Information shown —

--------

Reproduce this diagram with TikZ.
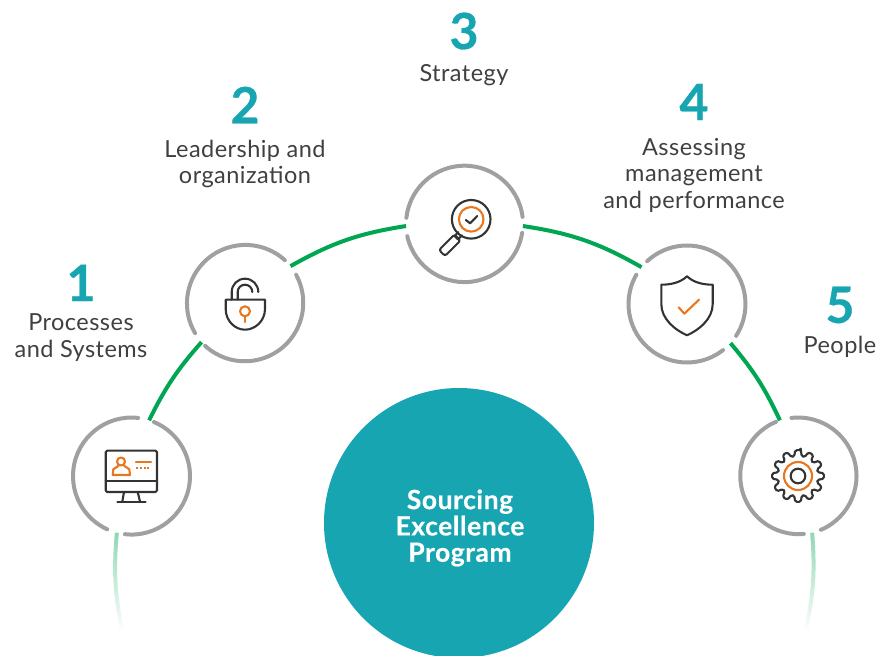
\documentclass[tikz,border=0pt]{standalone}
\usepackage{fontspec}
\setmainfont{Lato}
\newfontfamily\labfont[LetterSpace=2]{Lato}
\newfontfamily\numfont[FakeBold=0.6]{Lato}
\newfontfamily\hubfont[LetterSpace=2,FakeBold=0.3]{Lato Bold}
\usetikzlibrary{fadings}
\definecolor{ringgray}{HTML}{A0A0A0}
\definecolor{arcgreen}{HTML}{00A651}
\definecolor{hubteal}{HTML}{17A5B2}
\definecolor{iconorange}{HTML}{E8771F}
\definecolor{icondark}{HTML}{333333}
\definecolor{labeldark}{HTML}{404040}
\begin{document}
\begin{tikzpicture}[x=1pt,y=1pt,
stage/.style={circle,minimum size=117pt,inner sep=0pt,outer sep=0pt},
ring/.style={draw=ringgray,line width=4pt,line cap=round},
arcline/.style={draw=arcgreen,line width=4pt},
fadeline/.style={draw=arcgreen!45,line width=4pt,path fading=south},
num/.style={text=hubteal,font=\fontsize{50}{50}\numfont\bfseries,inner sep=0pt},
lab/.style={text=labeldark,font=\fontsize{23.5}{26.5}\labfont,align=center,inner sep=0pt},
dk/.style={draw=icondark,line width=2.1pt,line join=round,line cap=round},
og/.style={draw=iconorange,line width=2.1pt,line join=round,line cap=round},
]
\clip(0,0)rectangle(876,656);
%Hub
\node[circle,fill=hubteal,minimum size=270pt,inner sep=0pt](hub)at(459,133){};
\node[text=white,font=\fontsize{26.5}{26.3}\hubfont,align=center,inner sep=0pt](hubtext)at(460,128){Sourcing\\Excellence\\Program};
%Stages
\node[stage](crm)at(131,180){};
\node[stage](lock)at(245,353){};
\node[stage](lens)at(464.5,432){};
\node[stage](shield)at(687,352){};
\node[stage](gear)at(798,180){};
%Rings
\foreach \nd/\sa/\ea in {crm/-96.5/67.5,crm/83.5/245.5,lock/47.6/210.6,lock/227.3/388.6,lens/7.2/173.7,lens/192.4/350.9,shield/-33/133,shield/150/308,gear/-67/96.5,gear/112.8/275}
\draw[ring](\nd.\sa)arc[start angle=\sa,end angle=\ea,radius=58.5pt];
%Arcs
\draw[arcline](crm.72)to[bend left=7.6](lock.222);
\draw[arcline](lock.39)to[bend left=10.3](lens.182);
\draw[arcline](lens.-2)to[bend left=10.5](shield.141);
\draw[arcline](shield.-42)to[bend left=7.6](gear.108);
\coordinate(fadel)at(122,26);
\coordinate(fader)at(806,26);
\draw[fadeline](crm.256)to[bend right=8](fadel);
\draw[fadeline](gear.284)to[bend left=8](fader);
%Labels
\node[num](n1)at(81,373){1};
\node[lab](l1)at(81,318.5){Processes\\and Systems};
\node[num](n2)at(245,551){2};
\node[lab](l2)at(245,492){Leadership and\\organization};
\node[num](n3)at(464,625){3};
\node[lab](l3)at(464,581){Strategy};
\node[num](n4)at(694,554){4};
\node[lab](l4)at(694,481){Assessing\\management\\and performance};
\node[num](n5)at(840,351){5};
\node[lab](l5)at(840,309){People};
%Monitor
\begin{scope}[shift={(crm)}]
\draw[dk,rounded corners=1.5pt](-25.3,25.3)rectangle(26,-16);
\draw[dk](-25.3,-5)--(26,-5);
\draw[dk](-7,-16)--(-8.7,-25.5);
\draw[dk](6.7,-16)--(9,-25.5);
\draw[dk](-13.7,-25.7)--(14.7,-25.7);
\draw[og](-10,14.5)circle(4);
\draw[og](-12.3,10.3)--(-17.7,6.7)--(-18.3,1)--(-1,1)--(-1.7,6.7)--(-7,10.3);
\draw[og](5,13.7)--(20,13.7);
\draw[og,line cap=butt,dash pattern=on 2pt off 1.8pt](5,8)--(20,8);
\end{scope}
%Lock
\begin{scope}[shift={(lock)}]
\draw[dk](-19.3,3.3)--(20,3.3)--(20,-6) .. controls (20,-18) and (10,-26.7) .. (0,-26.7) .. controls (-10,-26.7) and (-19.3,-18) .. (-19.3,-6)--cycle;
\draw[dk](-13.3,3.3)--(-13.3,11)arc[start angle=180,end angle=0,radius=13.3];
\draw[dk](-7.3,3.3)--(-7.3,11)arc[start angle=180,end angle=0,radius=7.3];
\draw[og](0,-8.3)circle(5);
\draw[og](0,-13.3)--(0,-19);
\end{scope}
%Lens
\begin{scope}[shift={(lens)}]
\draw[dk](6.7,4.7)circle(19.3);
\draw[og](6.7,4.7)circle(12.3);
\draw[dk](1.3,4)--(5.7,0.7)--(12.7,8);
\draw[dk](-6,-8)--(-10,-12)--(-6.6,-15.4)--(-2.6,-11.4);
\draw[dk,rounded corners=2.5pt](-10,-10.5)--(-25.5,-26)--(-19.5,-32)--(-4,-16.5)--cycle;
\end{scope}
%Shield
\begin{scope}[shift={(shield)}]
\draw[dk](0,27.7) .. controls (-7,21) and (-17,19.3) .. (-25.7,19.3)--(-25.7,0) .. controls (-25.7,-15) and (-12,-26) .. (0,-31.3) .. controls (12,-26) and (25.7,-15) .. (25.7,0)--(25.7,19.3) .. controls (17,19.3) and (7,21) .. cycle;
\draw[og](-8.3,-3.3)--(-2.7,-9.7)--(12,4.3);
\end{scope}
%Gear
\begin{scope}[shift={(gear)}]
\draw[dk,rounded corners=1.5pt](84:26)\foreach \k in {0,...,11}{--(\k*30+96:26)--(\k*30+101:20)--(\k*30+109:20)--(\k*30+114:26)}--cycle;
\draw[og](0,0)circle(14);
\draw[dk](0,0)circle(7.3);
\end{scope}
\end{tikzpicture}
\end{document}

--------

Repeat the data exactly, dropping every picture it holds.

Reproduce this diagram with TikZ.
\documentclass[tikz,border=0pt]{standalone}
\usepackage{fontspec}
\setmainfont{Lato}
\newfontfamily\labfont[LetterSpace=2]{Lato}
\newfontfamily\numfont[FakeBold=0.6]{Lato}
\newfontfamily\hubfont[LetterSpace=2,FakeBold=0.3]{Lato Bold}
\usetikzlibrary{fadings}
\definecolor{ringgray}{HTML}{A0A0A0}
\definecolor{arcgreen}{HTML}{00A651}
\definecolor{hubteal}{HTML}{17A5B2}
\definecolor{iconorange}{HTML}{E8771F}
\definecolor{icondark}{HTML}{333333}
\definecolor{labeldark}{HTML}{404040}
\begin{document}
\begin{tikzpicture}[x=1pt,y=1pt,
stage/.style={circle,minimum size=117pt,inner sep=0pt,outer sep=0pt},
ring/.style={draw=ringgray,line width=4pt,line cap=round},
arcline/.style={draw=arcgreen,line width=4pt},
fadeline/.style={draw=arcgreen!45,line width=4pt,path fading=south},
num/.style={text=hubteal,font=\fontsize{50}{50}\numfont\bfseries,inner sep=0pt},
lab/.style={text=labeldark,font=\fontsize{23.5}{26.5}\labfont,align=center,inner sep=0pt},
dk/.style={draw=icondark,line width=2.1pt,line join=round,line cap=round},
og/.style={draw=iconorange,line width=2.1pt,line join=round,line cap=round},
]
\clip(0,0)rectangle(876,656);
%Hub
\node[circle,fill=hubteal,minimum size=270pt,inner sep=0pt](hub)at(459,133){};
\node[text=white,font=\fontsize{26.5}{26.3}\hubfont,align=center,inner sep=0pt](hubtext)at(460,128){Sourcing\\Excellence\\Program};
%Stages
\node[stage](crm)at(131,180){};
\node[stage](lock)at(245,353){};
\node[stage](lens)at(464.5,432){};
\node[stage](shield)at(687,352){};
\node[stage](gear)at(798,180){};
%Rings
\foreach \nd/\sa/\ea in {crm/-96.5/67.5,crm/83.5/245.5,lock/47.6/210.6,lock/227.3/388.6,lens/7.2/173.7,lens/192.4/350.9,shield/-33/133,shield/150/308,gear/-67/96.5,gear/112.8/275}
\draw[ring](\nd.\sa)arc[start angle=\sa,end angle=\ea,radius=58.5pt];
%Arcs
\draw[arcline](crm.72)to[bend left=7.6](lock.222);
\draw[arcline](lock.39)to[bend left=10.3](lens.182);
\draw[arcline](lens.-2)to[bend left=10.5](shield.141);
\draw[arcline](shield.-42)to[bend left=7.6](gear.108);
\coordinate(fadel)at(122,26);
\coordinate(fader)at(806,26);
\draw[fadeline](crm.256)to[bend right=8](fadel);
\draw[fadeline](gear.284)to[bend left=8](fader);
%Labels
\node[num](n1)at(81,373){1};
\node[lab](l1)at(81,318.5){Processes\\and Systems};
\node[num](n2)at(245,551){2};
\node[lab](l2)at(245,492){Leadership and\\organization};
\node[num](n3)at(464,625){3};
\node[lab](l3)at(464,581){Strategy};
\node[num](n4)at(694,554){4};
\node[lab](l4)at(694,481){Assessing\\management\\and performance};
\node[num](n5)at(840,351){5};
\node[lab](l5)at(840,309){People};
%Monitor
\begin{scope}[shift={(crm)}]
\draw[dk,rounded corners=1.5pt](-25.3,25.3)rectangle(26,-16);
\draw[dk](-25.3,-5)--(26,-5);
\draw[dk](-7,-16)--(-8.7,-25.5);
\draw[dk](6.7,-16)--(9,-25.5);
\draw[dk](-13.7,-25.7)--(14.7,-25.7);
\draw[og](-10,14.5)circle(4);
\draw[og](-12.3,10.3)--(-17.7,6.7)--(-18.3,1)--(-1,1)--(-1.7,6.7)--(-7,10.3);
\draw[og](5,13.7)--(20,13.7);
\draw[og,line cap=butt,dash pattern=on 2pt off 1.8pt](5,8)--(20,8);
\end{scope}
%Lock
\begin{scope}[shift={(lock)}]
\draw[dk](-19.3,3.3)--(20,3.3)--(20,-6) .. controls (20,-18) and (10,-26.7) .. (0,-26.7) .. controls (-10,-26.7) and (-19.3,-18) .. (-19.3,-6)--cycle;
\draw[dk](-13.3,3.3)--(-13.3,11)arc[start angle=180,end angle=0,radius=13.3];
\draw[dk](-7.3,3.3)--(-7.3,11)arc[start angle=180,end angle=0,radius=7.3];
\draw[og](0,-8.3)circle(5);
\draw[og](0,-13.3)--(0,-19);
\end{scope}
%Lens
\begin{scope}[shift={(lens)}]
\draw[dk](6.7,4.7)circle(19.3);
\draw[og](6.7,4.7)circle(12.3);
\draw[dk](1.3,4)--(5.7,0.7)--(12.7,8);
\draw[dk](-6,-8)--(-10,-12)--(-6.6,-15.4)--(-2.6,-11.4);
\draw[dk,rounded corners=2.5pt](-10,-10.5)--(-25.5,-26)--(-19.5,-32)--(-4,-16.5)--cycle;
\end{scope}
%Shield
\begin{scope}[shift={(shield)}]
\draw[dk](0,27.7) .. controls (-7,21) and (-17,19.3) .. (-25.7,19.3)--(-25.7,0) .. controls (-25.7,-15) and (-12,-26) .. (0,-31.3) .. controls (12,-26) and (25.7,-15) .. (25.7,0)--(25.7,19.3) .. controls (17,19.3) and (7,21) .. cycle;
\draw[og](-8.3,-3.3)--(-2.7,-9.7)--(12,4.3);
\end{scope}
%Gear
\begin{scope}[shift={(gear)}]
\draw[dk,rounded corners=1.5pt](84:26)\foreach \k in {0,...,11}{--(\k*30+96:26)--(\k*30+101:20)--(\k*30+109:20)--(\k*30+114:26)}--cycle;
\draw[og](0,0)circle(14);
\draw[dk](0,0)circle(7.3);
\end{scope}
\end{tikzpicture}
\end{document}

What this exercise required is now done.